Maintenance personnel in Oklahoma had apparently cross-connected wiring from the flight control computers to the yaw actuator valves. (Implementation of a subsequent FAA Airworthiness Directive revealed another aircraft to have been cross-wired.)
Records reveal that earlier, in September 1996, another American Airlines A300 had just climbed to 31,000 feet when violent shaking began, accompanied by an uncommanded 5-6 Hz. rudder pedal movement that the flight crew could not override. The captain declared an emergency and landed.
Did AA587's flight data reflect similar uncommanded control issues that led to disaster? Given several instances of cross-wiring and issues with N14053's computerized yaw damper control, could the above instances indicate ongoing problems involving these items and possibly the rudder limiter?
Is there a maintainability challenge with such increasingly complex systems? And to what extent is computer/autopilot override by the pilot of Airbus aircraft more complex than it needs to be under high-stress emergency conditions?
- A300-600R N14053's (AA Flt 587's) vertical stabilizer: A folded ply had apparently allowed minor separation in the left center fin attachment lug during the manufacturing process more than 13 years earlier. Repaired before delivery with a number of rivets, it was found still firmly attached to the left central fuselage clevis even though the skin and fin structure above the lug had been entirely torn away.
Were there any equivalent undetected anomalies in the upper portion of the fin? Will the fin's skin and internal structure be completely disassembled to look for such anomalies?

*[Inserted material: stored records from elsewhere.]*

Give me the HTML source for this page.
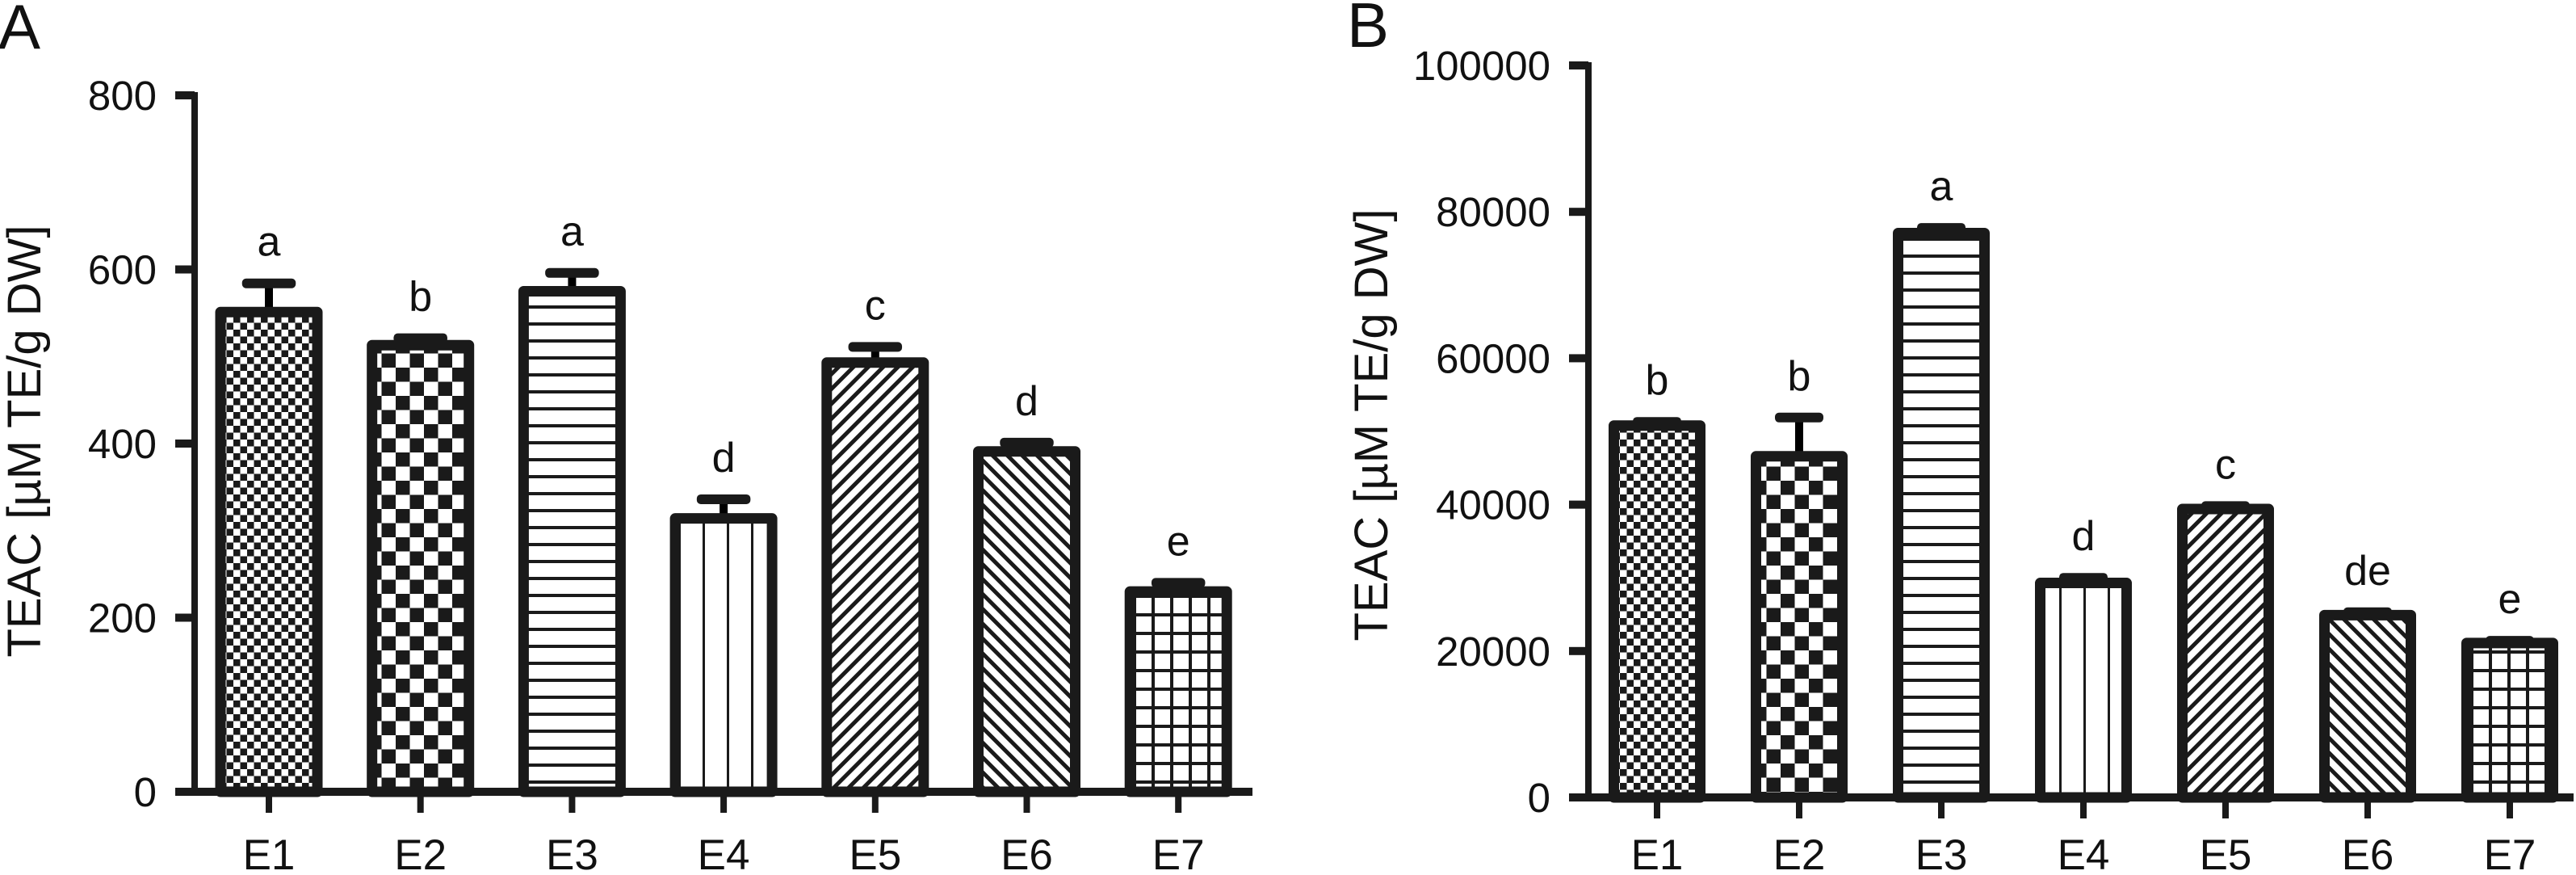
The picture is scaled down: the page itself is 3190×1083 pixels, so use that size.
<!DOCTYPE html>
<html><head><meta charset="utf-8"><style>
html,body{margin:0;padding:0;background:#fff;}
svg{display:block;}
text{font-family:"Liberation Sans",Arial,sans-serif;fill:#111;}
</style></head><body>
<svg id="fig" width="3190" height="1083" viewBox="0 0 3190 1083" xmlns="http://www.w3.org/2000/svg">
<defs>
<pattern id="p1" width="17" height="17" patternUnits="userSpaceOnUse"><rect width="17" height="17" fill="#fff"/><rect width="8.5" height="8.5" fill="#1a1a1a"/><rect x="8.5" y="8.5" width="8.5" height="8.5" fill="#1a1a1a"/></pattern>
<pattern id="p2" width="35" height="35" patternUnits="userSpaceOnUse"><rect width="35" height="35" fill="#fff"/><rect width="17.5" height="17.5" fill="#1a1a1a"/><rect x="17.5" y="17.5" width="17.5" height="17.5" fill="#1a1a1a"/></pattern>
<pattern id="p3" width="20" height="21" patternUnits="userSpaceOnUse"><rect width="20" height="21" fill="#fff"/><rect y="0" width="20" height="4" fill="#1a1a1a"/></pattern>
<pattern id="p4" width="30" height="20" patternUnits="userSpaceOnUse"><rect width="30" height="20" fill="#fff"/><rect x="0" width="3" height="20" fill="#1a1a1a"/></pattern>
<pattern id="p5" width="13" height="13" patternUnits="userSpaceOnUse" patternTransform="rotate(45)"><rect width="13" height="13" fill="#fff"/><rect width="5" height="13" fill="#1a1a1a"/></pattern>
<pattern id="p6" width="13" height="13" patternUnits="userSpaceOnUse" patternTransform="rotate(-45)"><rect width="13" height="13" fill="#fff"/><rect width="5" height="13" fill="#1a1a1a"/></pattern>
<pattern id="p7" width="23" height="23" patternUnits="userSpaceOnUse"><rect width="23" height="23" fill="#fff"/><rect width="4" height="23" fill="#1a1a1a"/><rect width="23" height="4" fill="#1a1a1a"/></pattern>
</defs>
<g id="panelA"></g>
<g id="panelB"></g>
</svg>
<script>
const categories = ["E1","E2","E3","E4","E5","E6","E7"];
const valuesA = [551, 513, 575, 314, 493, 391, 230];
const errorsA = [33, 8, 21, 22, 18, 10, 10];
const lettersA = ["a","b","a","d","c","d","e"];
const ticksA = [0, 200, 400, 600, 800];
const valuesB = [50800, 46600, 77100, 29300, 39400, 24900, 21100];
const errorsB = [500, 5300, 700, 700, 400, 400, 300];
const lettersB = ["b","b","a","d","c","de","e"];
const ticksB = [0, 20000, 40000, 60000, 80000, 100000];

const NS = "http://www.w3.org/2000/svg";
function mk(tag, attrs, parent){const e=document.createElementNS(NS,tag);for(const k in attrs)e.setAttribute(k,attrs[k]);parent.appendChild(e);return e;}

function drawPanel(g, cfg, values, errors, letters, ticks){
  const y = v => cfg.y0 - (v/cfg.max)*(cfg.y0-cfg.yTop);
  const xc = i => cfg.firstX + i*cfg.step;
  const pl = mk("text",{x:cfg.plX,y:cfg.plY,"font-size":78},g); pl.textContent=cfg.panel;
  
  
  const yt = mk("text",{x:0,y:0,"font-size":58,"text-anchor":"middle",transform:`translate(${cfg.titleX},${cfg.titleY}) rotate(-90)`},g);
  yt.textContent="TEAC [µM TE/g DW]";
  
  
  values.forEach((v,i)=>{
    const cx=xc(i), w=cfg.barW, top=y(v);
    const eb = mk("g",{},g);
    
    
    const et=y(v+errors[i]);
    mk("rect",{x:cx-5,y:et,width:10,height:top-et},eb);
    mk("rect",{x:cx-w*0.25,y:et-6,width:w*0.5,height:12,rx:5,fill:"#1a1a1a"},eb);
    const r = mk("rect",{x:cx-w/2+6.5,y:top,width:w-13,height:cfg.y0-top,fill:`url(#p${i+1})`,stroke:"#1a1a1a","stroke-width":13,"stroke-linejoin":"round"},g);
    
    
    const lt = mk("text",{x:cx,y:et-34,"font-size":52,"text-anchor":"middle"},g); lt.textContent=letters[i];
    
    
    mk("rect",{x:cx-4,y:cfg.y0,width:8,height:26,fill:"#1a1a1a"},g);
    const xl = mk("text",{x:cx,y:1076,"font-size":53,"text-anchor":"middle"},g); xl.textContent=categories[i];
    
    
  });
  const ya = mk("rect",{x:cfg.axisX-4,y:y(cfg.max)-4,width:8,height:cfg.y0-y(cfg.max)+8,fill:"#1a1a1a"},g);
  
  
  const xa = mk("rect",{x:cfg.axisX-24,y:cfg.y0-5,width:cfg.axisEnd-cfg.axisX+24,height:10,fill:"#1a1a1a"},g);
  
  
  ticks.forEach(t=>{
    mk("rect",{x:cfg.axisX-24,y:y(t)-5,width:24,height:10,fill:"#1a1a1a"},g);
    const tl = mk("text",{x:cfg.axisX-47,y:y(t)+18,"font-size":51,"text-anchor":"end"},g); tl.textContent=t;
    
    
  });
}
drawPanel(document.getElementById("panelA"),
  {panel:"A",plX:-2,plY:60,titleX:50,titleY:546,y0:980,yTop:118,max:800,axisX:241,axisEnd:1551,firstX:333,step:187.7,barW:133},
  valuesA, errorsA, lettersA, ticksA);
drawPanel(document.getElementById("panelB"),
  {panel:"B",plX:1668,plY:58,titleX:1718,titleY:526,y0:987,yTop:81,max:100000,axisX:1967,axisEnd:3187,firstX:2052,step:176,barW:120},
  valuesB, errorsB, lettersB, ticksB);
</script>
</body></html>
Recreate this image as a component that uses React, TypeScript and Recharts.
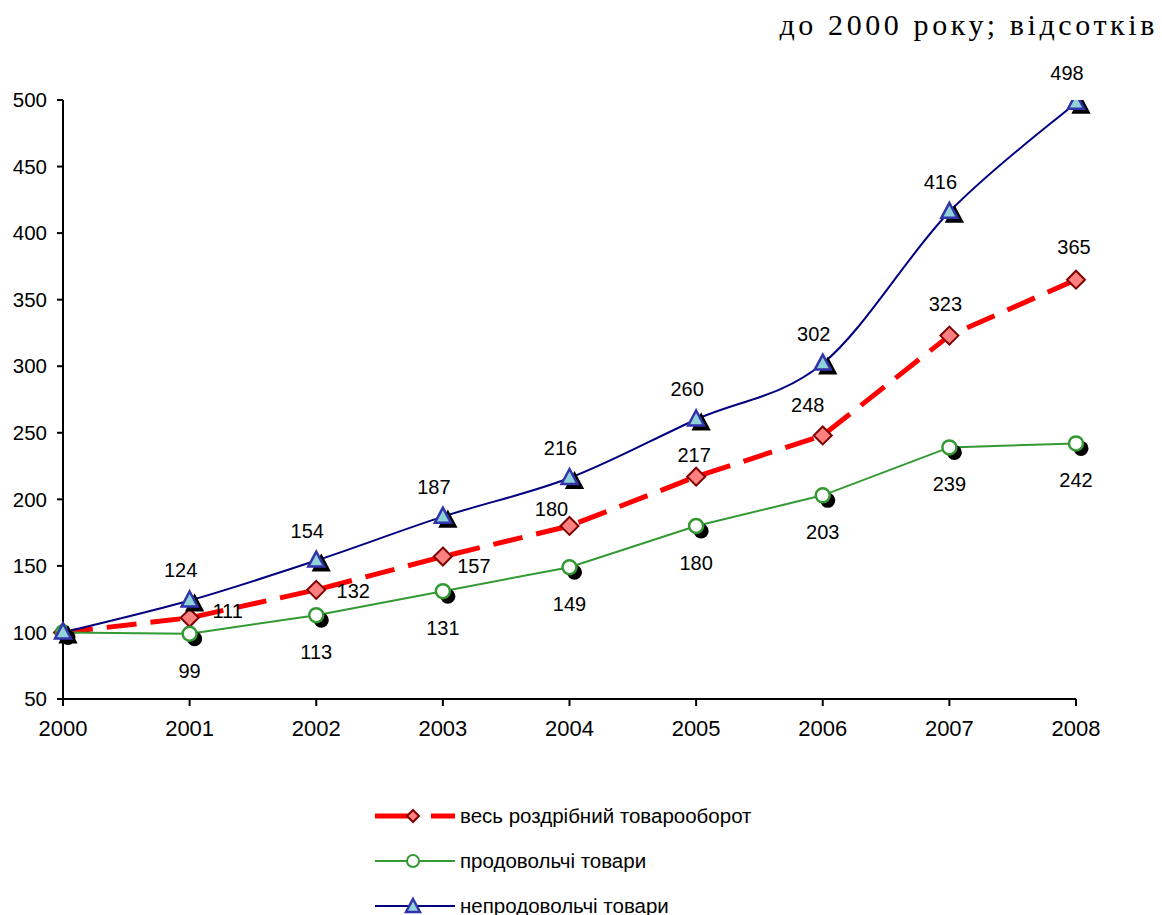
import React from "react";
import { LineChart, Line, XAxis, YAxis } from "recharts";

const years = ["2000", "2001", "2002", "2003", "2004", "2005", "2006", "2007", "2008"];
const totalRetail = [100, 111, 132, 157, 180, 217, 248, 323, 365];
const foodGoods = [100, 99, 113, 131, 149, 180, 203, 239, 242];
const nonFoodGoods = [100, 124, 154, 187, 216, 260, 302, 416, 498];
const yTicks = [50, 100, 150, 200, 250, 300, 350, 400, 450, 500];

const seriesNames = {
  total: "весь роздрібний товарооборот",
  food: "продовольчі товари",
  nonFood: "непродовольчі товари",
};

const data = years.map((year, i) => ({
  year,
  total: totalRetail[i],
  food: foodGoods[i],
  nonFood: nonFoodGoods[i],
}));

// label offsets for the red series (dx, dy), the labels there sit around the point
const totalLabelOffsets = [
  [0, 0],
  [38, -7],
  [37, 1],
  [31, 9],
  [-18, -17],
  [-2, -22],
  [-15, -30],
  [-4, -32],
  [-2, -33],
];

const FONT = "'Liberation Sans', Arial, sans-serif";

// excel-like smoothed line (bezier, 1/6 tangents)
const excelCurve = (context) => {
  let pts = [];
  return {
    areaStart() {},
    areaEnd() {},
    lineStart() {
      pts = [];
    },
    lineEnd() {
      if (!pts.length) return;
      context.moveTo(pts[0][0], pts[0][1]);
      for (let i = 0; i < pts.length - 1; i++) {
        const p0 = pts[i - 1] || pts[i];
        const p1 = pts[i];
        const p2 = pts[i + 1];
        const p3 = pts[i + 2] || p2;
        context.bezierCurveTo(
          p1[0] + (p2[0] - p0[0]) / 6,
          p1[1] + (p2[1] - p0[1]) / 6,
          p2[0] - (p3[0] - p1[0]) / 6,
          p2[1] - (p3[1] - p1[1]) / 6,
          p2[0],
          p2[1]
        );
      }
    },
    point(x, y) {
      pts.push([+x, +y]);
    },
  };
};

const DiamondDot = (props) => {
  const { cx, cy, index } = props;
  if (cx == null || cy == null) return null;
  const h = 9;
  return (
    <path
      key={`d-${index}`}
      d={`M${cx},${cy - h} L${cx + h},${cy} L${cx},${cy + h} L${cx - h},${cy} Z`}
      fill="#ff8080"
      stroke="#800000"
      strokeWidth={2}
    />
  );
};

const CircleDot = (props) => {
  const { cx, cy, index } = props;
  if (cx == null || cy == null) return null;
  return (
    <g key={`c-${index}`}>
      <circle cx={cx + 5} cy={cy + 5} r={7.5} fill="#000" />
      <circle cx={cx} cy={cy} r={7} fill="#fff" stroke="#339933" strokeWidth={2.5} />
    </g>
  );
};

const triPath = (x, y) => `M${x},${y - 9} L${x + 8},${y + 6} L${x - 8},${y + 6} Z`;

const TriangleDot = (props) => {
  const { cx, cy, index } = props;
  if (cx == null || cy == null) return null;
  return (
    <g key={`t-${index}`}>
      <path d={triPath(cx + 5, cy + 4)} fill="#000" stroke="#000" strokeWidth={2} />
      <path d={triPath(cx, cy)} fill="#8ed3d8" stroke="#3333aa" strokeWidth={2.5} />
    </g>
  );
};

const makeLabel = (getOffset) => (props) => {
  const { x, y, value, index } = props;
  if (index === 0) return null;
  const [dx, dy] = getOffset(index);
  return (
    <text
      key={`l-${index}-${value}`}
      x={x + dx}
      y={y + dy}
      textAnchor="middle"
      dominantBaseline="central"
      fontFamily={FONT}
      fontSize={20}
      fill="#000"
    >
      {value}
    </text>
  );
};

const totalLabel = makeLabel((i) => totalLabelOffsets[i]);
const foodLabel = makeLabel(() => [0, 37]);
const nonFoodLabel = makeLabel(() => [-9, -30]);

const LegendRow = ({ kind, text }) => {
  let icon;
  if (kind === "total") {
    icon = (
      <svg width={84} height={20}>
        <line x1={2} y1={10} x2={36} y2={10} stroke="#ff0000" strokeWidth={5} />
        <line x1={58} y1={10} x2={82} y2={10} stroke="#ff0000" strokeWidth={5} />
        <path d="M40,4 L46,10 L40,16 L34,10 Z" fill="#ff8080" stroke="#800000" strokeWidth={2} />
      </svg>
    );
  } else if (kind === "food") {
    icon = (
      <svg width={84} height={20}>
        <line x1={2} y1={10} x2={82} y2={10} stroke="#339933" strokeWidth={2} />
        <circle cx={40} cy={10} r={6} fill="#fff" stroke="#339933" strokeWidth={2} />
      </svg>
    );
  } else {
    icon = (
      <svg width={84} height={20}>
        <line x1={2} y1={10} x2={82} y2={10} stroke="#000080" strokeWidth={2} />
        <path d="M40,3 L47,16 L33,16 Z" fill="#8ed3d8" stroke="#3333aa" strokeWidth={2.5} />
      </svg>
    );
  }
  return (
    <div style={{ display: "flex", alignItems: "center", height: 45 }}>
      {icon}
      <span style={{ marginLeft: 3, fontFamily: FONT, fontSize: 20.5, color: "#000" }}>{text}</span>
    </div>
  );
};

export default function App() {
  return (
    <div style={{ position: "absolute", left: 0, top: 0, width: 1162, height: 915, background: "#fff" }}>
      <div
        style={{
          position: "absolute",
          right: 4,
          top: 7,
          fontFamily: "'Liberation Serif', 'Times New Roman', serif",
          fontSize: 30,
          letterSpacing: 3.6,
          lineHeight: "36px",
          color: "#000",
          whiteSpace: "nowrap",
        }}
      >
        до 2000 року; відсотків
      </div>
      <LineChart
        width={1162}
        height={915}
        data={data}
        margin={{ top: 100, right: 86, left: 8, bottom: 156 }}
      >
        <XAxis
          dataKey="year"
          axisLine={{ stroke: "#000", strokeWidth: 2 }}
          tickLine={{ stroke: "#000", strokeWidth: 2 }}
          tickSize={7}
          tickMargin={14}
          height={60}
          tick={{ fill: "#000", fontSize: 22, fontFamily: FONT }}
          interval={0}
        />
        <YAxis
          domain={[50, 500]}
          ticks={yTicks}
          width={55}
          axisLine={{ stroke: "#000", strokeWidth: 2 }}
          tickLine={{ stroke: "#000", strokeWidth: 2 }}
          tickSize={6}
          tickMargin={10}
          tick={{ fill: "#000", fontSize: 20.5, fontFamily: FONT }}
          interval={0}
          allowDataOverflow
        />
        <Line
          dataKey="total"
          name={seriesNames.total}
          type="linear"
          stroke="#ff0000"
          strokeWidth={5}
          strokeDasharray="30 14"
          dot={DiamondDot}
          label={totalLabel}
          isAnimationActive={false}
        />
        <Line
          dataKey="food"
          name={seriesNames.food}
          type="linear"
          stroke="#339933"
          strokeWidth={2}
          dot={CircleDot}
          label={foodLabel}
          isAnimationActive={false}
        />
        <Line
          dataKey="nonFood"
          name={seriesNames.nonFood}
          type={excelCurve}
          stroke="#000080"
          strokeWidth={2}
          dot={TriangleDot}
          label={nonFoodLabel}
          isAnimationActive={false}
        />
      </LineChart>
      <div style={{ position: "absolute", left: 373, top: 793 }}>
        <LegendRow kind="total" text={seriesNames.total} />
        <LegendRow kind="food" text={seriesNames.food} />
        <LegendRow kind="nonFood" text={seriesNames.nonFood} />
      </div>
    </div>
  );
}
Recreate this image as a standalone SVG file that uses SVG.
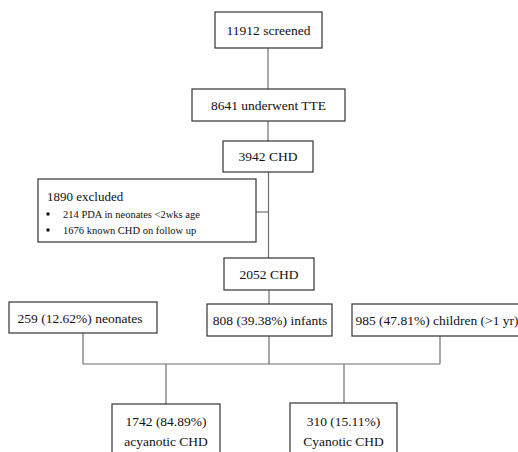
<svg xmlns="http://www.w3.org/2000/svg" width="518" height="452" viewBox="0 0 518 452">
<style>
.box{fill:#fff;stroke:#333;stroke-width:1.2}
.t{font-family:'Liberation Serif','DejaVu Serif',serif;font-size:13.5px;fill:#111;text-anchor:middle}
.s{font-family:'Liberation Serif','DejaVu Serif',serif;font-size:10.5px;fill:#111}
.c{stroke:#6e6e6e;stroke-width:1.2;fill:none}
</style>
<rect width="518" height="452" fill="#fff"/>
<g id="connectors">
<line class="c" x1="268" y1="48" x2="268" y2="89"/>
<line class="c" x1="268" y1="121" x2="268" y2="141"/>
<line class="c" x1="268.5" y1="172" x2="268.5" y2="258"/>
<line class="c" x1="256" y1="212" x2="268.5" y2="212"/>
<line class="c" x1="269" y1="290" x2="269" y2="304"/>
<line class="c" x1="83" y1="333" x2="83" y2="364"/>
<line class="c" x1="269" y1="336" x2="269" y2="364"/>
<line class="c" x1="440" y1="336" x2="440" y2="364"/>
<line class="c" x1="83" y1="364" x2="440" y2="364" stroke="#444"/>
<line class="c" x1="166" y1="364" x2="166" y2="404"/>
<line class="c" x1="344" y1="364" x2="344" y2="403"/>
</g>
<g id="n1"><rect class="box" x="215" y="12" width="107" height="36"/><text class="t" x="268.5" y="35" font-family="Liberation Serif, serif">11912 screened</text></g>
<g id="n2"><rect class="box" x="192" y="89" width="153" height="32"/><text class="t" x="268.5" y="110">8641 underwent TTE</text></g>
<g id="n3"><rect class="box" x="223" y="141" width="90" height="31"/><text class="t" x="268" y="161">3942 CHD</text></g>
<g id="excluded"><rect class="box" x="38" y="179" width="218" height="63"/>
<text class="s" x="47" y="201" style="font-size:13px">1890 excluded</text>
<rect x="46.5" y="212.5" width="3" height="3" fill="#111"/>
<text class="s" x="63" y="218">214 PDA in neonates &lt;2wks age</text>
<rect x="46.5" y="228.5" width="3" height="3" fill="#111"/>
<text class="s" x="63" y="234">1676 known CHD on follow up</text>
</g>
<g id="n4"><rect class="box" x="224" y="258" width="90" height="32"/><text class="t" x="269" y="279">2052 CHD</text></g>
<g id="neonates"><rect class="box" x="9" y="302" width="148" height="31"/><text class="t" x="80" y="323">259 (12.62%) neonates</text></g>
<g id="infants"><rect class="box" x="207" y="304" width="125" height="32"/><text class="t" x="270" y="325">808 (39.38%) infants</text></g>
<g id="children"><rect class="box" x="352" y="304" width="170" height="32"/><text class="t" x="437" y="325">985 (47.81%) children (&gt;1 yr)</text></g>
<g id="acyanotic"><rect class="box" x="112" y="404" width="108" height="60"/><text class="t" x="166" y="426">1742 (84.89%)</text><text class="t" x="166" y="446">acyanotic CHD</text></g>
<g id="cyanotic"><rect class="box" x="290" y="403" width="107" height="60"/><text class="t" x="343.5" y="426">310 (15.11%)</text><text class="t" x="343.5" y="446">Cyanotic CHD</text></g>
</svg>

- Previous A300-600R N14053 incidents: In November of 1994, an FAA Incident Data System Report records that this same aircraft encountered clear air turbulence whose severity caused injury to 47 passengers and damage to the aircraft.
This aircraft was 13 years old.
How many landing/takeoff cycles had it undergone, involving alternate cold-soak temperatures of -45 degrees Fahrenheit to -60° F at altitude followed by ground temperatures up to 95° F?
Were there other significant turbulence events [during it's lifetime]?
Given such stresses and alternating temperature/pressure changes over 13 years and 37,500 flight hours, what were the combined effects on rigidity, integrity, and fatigue-resistance of the composite vertical stabilizer?
And did extreme rudder movement at 300 mph apply significant torsion along the hingeline of a fin whose stiffness might have degraded, triggering the kind of dangerous aeroelastic divergence hypothesized above?
It should be noted that while Airbus documents indicate testing over thousands of cycles equivalent to almost three airframe lifetimes, there is no indication of load-bearing testing under the extreme range of temperatures (and pressure changes) involved in the multiple heat-soak/cold-soak cycles experienced in daily service (see ASW, Jan. 14).